_TASK_:
Your task is to retype the lines from the opening of the material through the line that includes "from matplotlib.lines import Line2D". Do not copy the pictures.

_GIVEN MATERIAL_:
######

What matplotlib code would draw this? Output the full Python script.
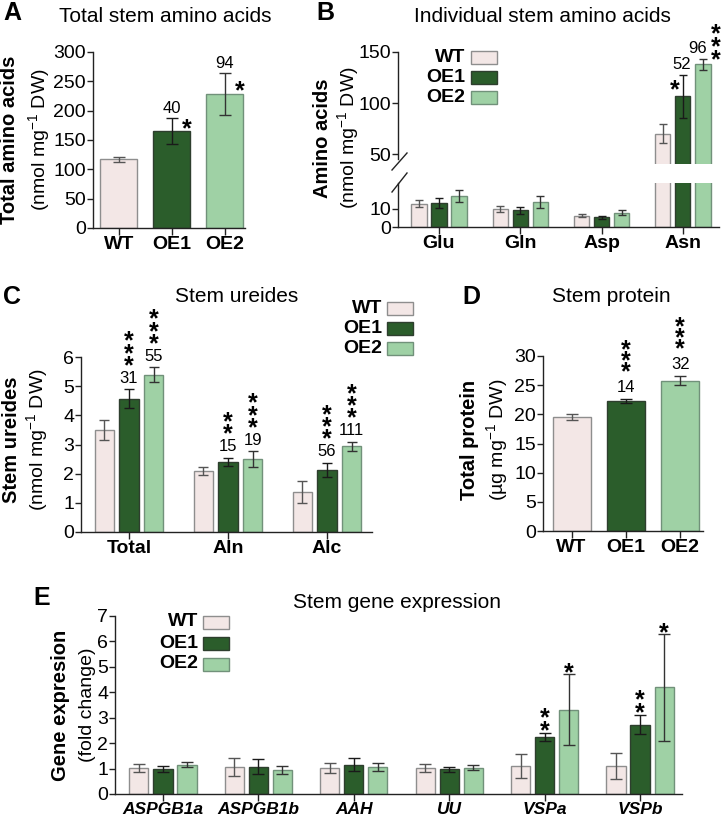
import numpy as np
import matplotlib
matplotlib.use("Agg")
import matplotlib.pyplot as plt
from matplotlib.patches import Rectangle
from matplotlib.lines import Line2D

plt.rcParams['font.family'] = ['Liberation Sans', 'DejaVu Sans']
plt.rcParams['mathtext.fontset'] = 'custom'
plt.rcParams['mathtext.rm'] = 'Liberation Sans'
plt.rcParams['mathtext.it'] = 'Liberation Sans:italic'
plt.rcParams['mathtext.bf'] = 'Liberation Sans:bold'

W, H = 724, 819
PT = 0.72   # points per pixel at dpi 100

lines = ['WT', 'OE1', 'OE2']
colors = ['#f3e7e6', '#2b5d2b', '#9fd1a5']
edges = ['#8e8e8e', '#2e3e2e', '#71917a']
ecols = ['#555555', '#1a1a1a', '#333333']

# A - total stem amino acids
a_mean = [117, 165, 229]
a_err = [4, 22, 36]

# B - individual stem amino acids
b_cats = ['Glu', 'Gln', 'Asp', 'Asn']
b_wt = [13.0, 10.0, 6.3, 70.0]
b_wt_err = [1.7, 1.5, 0.9, 9.0]
b_oe1 = [13.5, 9.2, 5.4, 106.6]
b_oe1_err = [2.7, 2.0, 0.8, 21.0]
b_oe2 = [17.3, 14.0, 8.0, 137.8]
b_oe2_err = [3.4, 3.2, 1.6, 5.5]

# C - stem ureides
c_cats = ['Total', 'Aln', 'Alc']
c_wt = [3.49, 2.09, 1.37]
c_wt_err = [0.34, 0.15, 0.38]
c_oe1 = [4.57, 2.40, 2.14]
c_oe1_err = [0.33, 0.15, 0.24]
c_oe2 = [5.39, 2.50, 2.94]
c_oe2_err = [0.26, 0.27, 0.16]
c_oe1_lab = ['31', '15', '56']
c_oe1_stars = [3, 2, 3]
c_oe2_lab = ['55', '19', '111']
c_oe2_stars = [3, 3, 3]

# D - stem protein
d_mean = [19.5, 22.3, 25.8]
d_err = [0.55, 0.3, 0.75]
d_lab = [None, '14', '32']
d_stars = [0, 3, 3]

# E - stem gene expression
e_genes = ['ASPGB1a', 'ASPGB1b', 'AAH', 'UU', 'VSPa', 'VSPb']
e_wt = [1.02, 1.06, 1.02, 1.02, 1.10, 1.11]
e_wt_err = [0.16, 0.36, 0.19, 0.16, 0.48, 0.52]
e_oe1 = [0.99, 1.08, 1.16, 0.97, 2.23, 2.73]
e_oe1_err = [0.12, 0.28, 0.26, 0.10, 0.16, 0.37]
e_oe2 = [1.16, 0.94, 1.06, 1.03, 3.32, 4.19]
e_oe2_err = [0.11, 0.16, 0.14, 0.10, 1.39, 2.10]
e_oe1_stars = [0, 0, 0, 0, 2, 2]
e_oe2_stars = [0, 0, 0, 0, 1, 1]

fig = plt.figure(figsize=(W/100, H/100), dpi=100)


def fx(px): return px/W
def fy(py): return 1 - py/H


def add_ax(l, t, r, b):
    return fig.add_axes([l/W, 1 - b/H, (r - l)/W, (b - t)/H])


def style(ax, fs=14):
    ax.spines['top'].set_visible(False)
    ax.spines['right'].set_visible(False)
    for s in ['left', 'bottom']:
        ax.spines[s].set_linewidth(1.0)
        ax.spines[s].set_color('#222222')
    ax.tick_params(direction='out', length=4, width=1, color='#222222', labelsize=fs, pad=1)
    ax.tick_params(axis='x', length=5)


def bar1(ax, x, m, e, w, i, cap):
    ax.bar(x, m, w, color=colors[i], edgecolor=edges[i], lw=1, zorder=2)
    ax.errorbar(x, m, yerr=e, fmt='none', ecolor=ecols[i],
                elinewidth=1, capsize=cap, capthick=1, zorder=3)


def num(ax, x, y, lab, up, dx=0, fs=12):
    ax.annotate(lab, (x, y), xytext=(dx*PT, up*PT - 0.36*fs), textcoords='offset points',
                ha='center', va='baseline', fontsize=fs)


def stars(ax, x, y, n, up, step=12, dx=0, fs=18):
    # n asterisks stacked in one text, lowest one centred 'up' px above (x, y)
    if n == 0:
        return
    em = fs/PT
    ls = max((step - 0.21*em)/(0.76*em), 0.05)
    ax.annotate('\n'.join(['*']*n), (x, y), xytext=(dx*PT, up*PT - 0.56*fs),
                textcoords='offset points', ha='center', va='baseline', fontsize=fs,
                fontweight='bold', linespacing=ls)


def ylab(xb, xu, yc, bold, unit, fs=14.5):
    fig.text(fx(xb), fy(yc), bold, rotation=90, ha='center', va='center', fontsize=fs, fontweight='bold')
    fig.text(fx(xu), fy(yc), unit, rotation=90, ha='center', va='center', fontsize=14)


def legend(xr, x0, y0, dy):
    for i in range(3):
        yc = y0 + i*dy
        fig.text(fx(xr), fy(yc), lines[i], ha='right', va='center', fontsize=14, fontweight='bold')
        fig.patches.append(Rectangle((fx(x0), fy(yc + 6.5)), 26/W, 13/H, transform=fig.transFigure,
                                     fc=colors[i], ec=edges[i], lw=1))


unit = '(nmol mg$^{-1}$ DW)'

# ---------------- A
ax = add_ax(93, 52, 245, 228)
style(ax)
xa = np.arange(3)
for i in range(3):
    bar1(ax, xa[i], a_mean[i], a_err[i], 0.7, i, 4.5)
ax.set_xlim(-0.49, 2.38)
ax.set_ylim(0, 300)
ax.set_yticks(range(0, 301, 50))
ax.set_xticks(xa)
ax.set_xticklabels(lines, fontweight='bold')
num(ax, 1, a_mean[1] + a_err[1], '40', 11)
stars(ax, 1, a_mean[1] + a_err[1], 1, -4, dx=15)
num(ax, 2, a_mean[2] + a_err[2], '94', 10.5)
stars(ax, 2, a_mean[2] + a_err[2], 1, -11.5, dx=15)
ylab(10, 39, 140, 'Total amino acids', unit)

# ---------------- B
xb = np.arange(4)
offs = [-0.246, 0, 0.246]
bser = [(b_wt, b_wt_err), (b_oe1, b_oe1_err), (b_oe2, b_oe2_err)]

axu = add_ax(398, 52, 719, 164.3)
axl = add_ax(398, 183, 719, 227)
for a in (axu, axl):
    style(a)
    for i, (m, e) in enumerate(bser):
        for g in range(4):
            bar1(a, xb[g] + offs[i], m[g], e[g], 0.185, i, 3)
    a.set_xlim(-0.504, 3.443)
axu.set_ylim(40, 150)
axu.set_yticks([50, 100, 150])
axu.spines['bottom'].set_visible(False)
axu.spines['left'].set_bounds(45, 150)
axu.set_xticks([])
axl.set_ylim(0, 24.4)
axl.set_yticks([0, 10])
axl.set_xticks(xb)
axl.set_xticklabels(b_cats, fontweight='bold')
fig.add_artist(Line2D([fx(392), fx(407)], [fy(170), fy(153)], transform=fig.transFigure, color='#222222', lw=1))
fig.add_artist(Line2D([fx(392), fx(407)], [fy(192), fy(173)], transform=fig.transFigure, color='#222222', lw=1))
top1 = b_oe1[3] + b_oe1_err[3]
top2 = b_oe2[3] + b_oe2_err[3]
num(axu, 3, top1, '52', 12, dx=-1)
stars(axu, 3, top1, 1, -8, dx=-8)
num(axu, 3 + offs[2], top2, '96', 12, dx=-5)
stars(axu, 3 + offs[2], top2, 3, 6, step=13, dx=13)
ylab(322, 348, 138, 'Amino acids', unit)
legend(465, 471, 57.5, 20)

# ---------------- C
ax = add_ax(81, 357, 372, 532)
style(ax)
xc = np.arange(3)
co = [-0.25, 0, 0.25]
cser = [(c_wt, c_wt_err), (c_oe1, c_oe1_err), (c_oe2, c_oe2_err)]
for i, (m, e) in enumerate(cser):
    for g in range(3):
        bar1(ax, xc[g] + co[i], m[g], e[g], 0.195, i, 3.5)
ax.set_xlim(-0.485, 2.455)
ax.set_ylim(0, 6)
ax.set_yticks(range(7))
ax.set_xticks(xc)
ax.set_xticklabels(c_cats, fontweight='bold')
for g in range(3):
    t1 = c_oe1[g] + c_oe1_err[g]
    t2 = c_oe2[g] + c_oe2_err[g]
    num(ax, g + co[1], t1, c_oe1_lab[g], 12.5)
    stars(ax, g + co[1], t1, c_oe1_stars[g], 30, step=12.5)
    num(ax, g + co[2], t2, c_oe2_lab[g], 12.5)
    stars(ax, g + co[2], t2, c_oe2_stars[g], 30, step=12.5)
ylab(12, 37, 440, 'Stem ureides', unit)
legend(382, 387, 308.5, 20)

# ---------------- D
ax = add_ax(543, 356, 703, 531)
style(ax)
xd = np.arange(3)
for i in range(3):
    bar1(ax, xd[i], d_mean[i], d_err[i], 0.70, i, 4.5)
ax.set_xlim(-0.525, 2.42)
ax.set_ylim(0, 30)
ax.set_yticks(range(0, 31, 5))
ax.set_xticks(xd)
ax.set_xticklabels(lines, fontweight='bold')
for i in range(3):
    if d_lab[i]:
        t = d_mean[i] + d_err[i]
        num(ax, i, t, d_lab[i], 13.5)
        stars(ax, i, t, d_stars[i], 33.5, step=11.5)
ylab(470, 497, 440, 'Total protein', '(µg mg$^{-1}$ DW)')

# ---------------- E
ax = add_ax(115, 616, 682, 794)
style(ax)
xe = np.arange(6)
eo = [-0.252, 0, 0.252]
eser = [(e_wt, e_wt_err), (e_oe1, e_oe1_err), (e_oe2, e_oe2_err)]
for i, (m, e) in enumerate(eser):
    for g in range(6):
        bar1(ax, xe[g] + eo[i], m[g], e[g], 0.2, i, 4)
ax.set_xlim(-0.503, 5.44)
ax.set_ylim(0, 7)
ax.set_yticks(range(8))
ax.set_xticks(xe)
ax.set_xticklabels(e_genes, fontweight='bold', fontstyle='italic', fontsize=12.5)
for g in range(6):
    stars(ax, g + eo[1], e_oe1[g] + e_oe1_err[g], e_oe1_stars[g], 9, step=13)
    stars(ax, g + eo[2], e_oe2[g] + e_oe2_err[g], e_oe2_stars[g], 8, step=13)
ylab(60, 87, 705, 'Gene expresion', '(fold change)')
legend(198, 203, 622, 21)

# titles and panel letters
for x, y, s in [(165, 17, 'Total stem amino acids'), (542, 16, 'Individual stem amino acids'),
                (237, 297, 'Stem ureides'), (611, 297, 'Stem protein'), (397, 603, 'Stem gene expression')]:
    fig.text(fx(x), fy(y), s, ha='center', va='center', fontsize=15)
for x, y, s in [(12, 13, 'A'), (325, 13, 'B'), (12, 297, 'C'), (471, 297, 'D'), (42, 598, 'E')]:
    fig.text(fx(x), fy(y), s, ha='center', va='center', fontsize=18, fontweight='bold')

fig.savefig('out.png', dpi=100)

######

_EXERCISE SOLUTION_:
What matplotlib code would draw this? Output the full Python script.
import numpy as np
import matplotlib
matplotlib.use("Agg")
import matplotlib.pyplot as plt
from matplotlib.patches import Rectangle
from matplotlib.lines import Line2D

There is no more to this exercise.